7.8 - Mass Atrocities

  • Causes and Consequences of Mass Atrocities:
    • Genocide, ethnic violence, and atrocities rose amid extremist power.
    • Mass killings occurred during World War I and II, as well as post-war conflicts.
  • Atrocities in Europe and the Middle East:
    • The Ottoman Empire perpetrated the Armenian genocide during World War I.
    • U.S. intervention in World War I tilted the balance, leading to the Armistice.
  • Genocide and Human Rights:
    • Nazis executed the Holocaust, targeting Jews and other groups.
    • Japanese atrocities included the Rape of Nanking and forced labor programs.
  • Bosnia and Rwanda:
    • The ethnic conflict led to genocide in Bosnia and Rwanda.
    • Political instability and ethnic tensions fueled violence in both regions.
  • Sudan and International Responses:
    • The Darfur genocide was perpetrated by the Sudanese government and the Janjaweed militia.
    • The international community's response to genocides highlighted failures in human rights protection.
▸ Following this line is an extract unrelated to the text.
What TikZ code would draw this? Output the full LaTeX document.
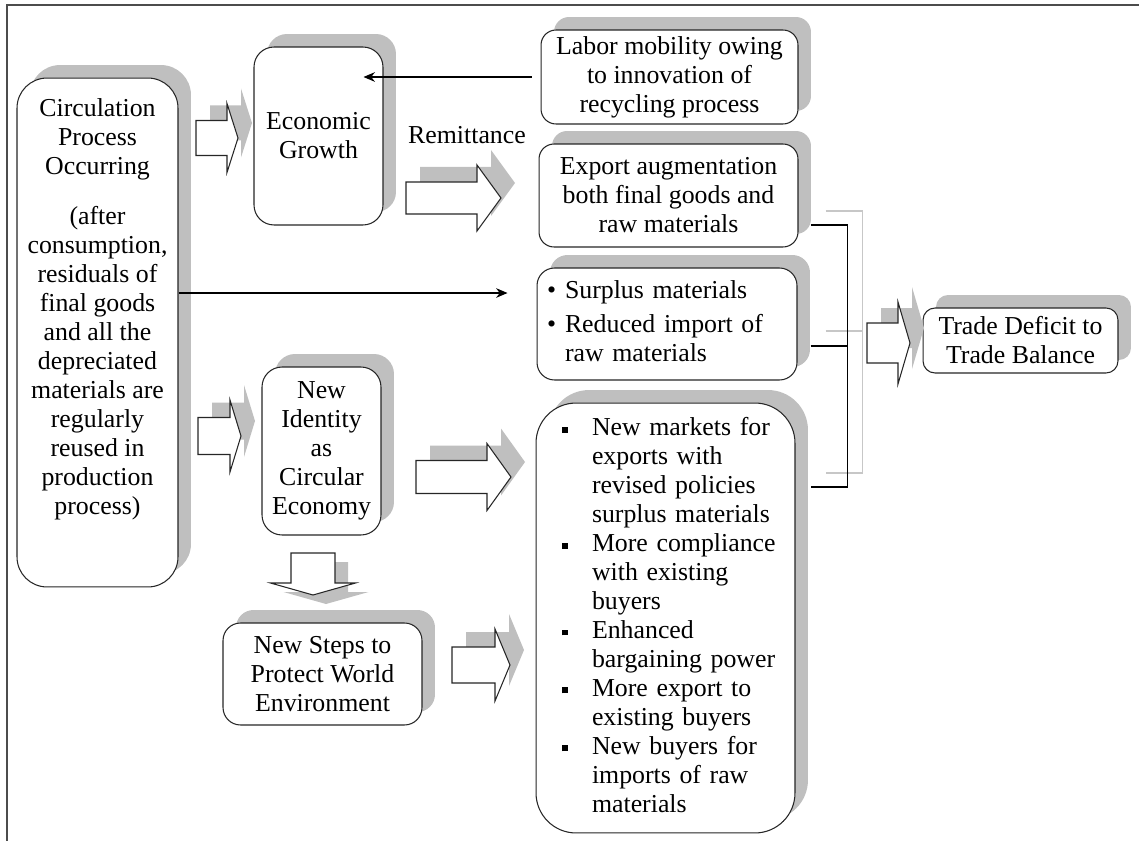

7.9 - Causation in Global Conflict

  • Significance of Global Conflict (1900-Present):
    • Power shift from Western Europe to the United States due to World Wars.
    • Emergence of new states post-colonialism and collapse of empires.
  • Political Causes of 20th-Century Conflict:
    • World War I: Total war fueled by nationalism, alliances, and imperial rivalries.
    • Fascism led to aggression in Germany, Italy, and Japan, triggering World War II.
  • Economic Causes of 20th Century Conflict:
    • Control of markets and resources drove imperialism and territorial expansion.
    • The Great Depression and economic crises fueled the rise of populist leaders like Hitler.
  • Effects of 20th-Century Global Conflict:
    • Advances in science and technology intensified warfare, resulting in massive civilian casualties.
    • Political changes included regime changes, the rise of totalitarianism, and independence movements.
    • The weakening of colonial powers and advocacy for self-determination led to decolonization.
    • A shift of power from Western Europe to the United States, with the emergence of the Soviet Union as a superpower.

This is the end of this guide. Unit 6 is by far the most information-rich, and it is recommended that you come back multiple times to review different parts of the unit rather than skimming through the material once.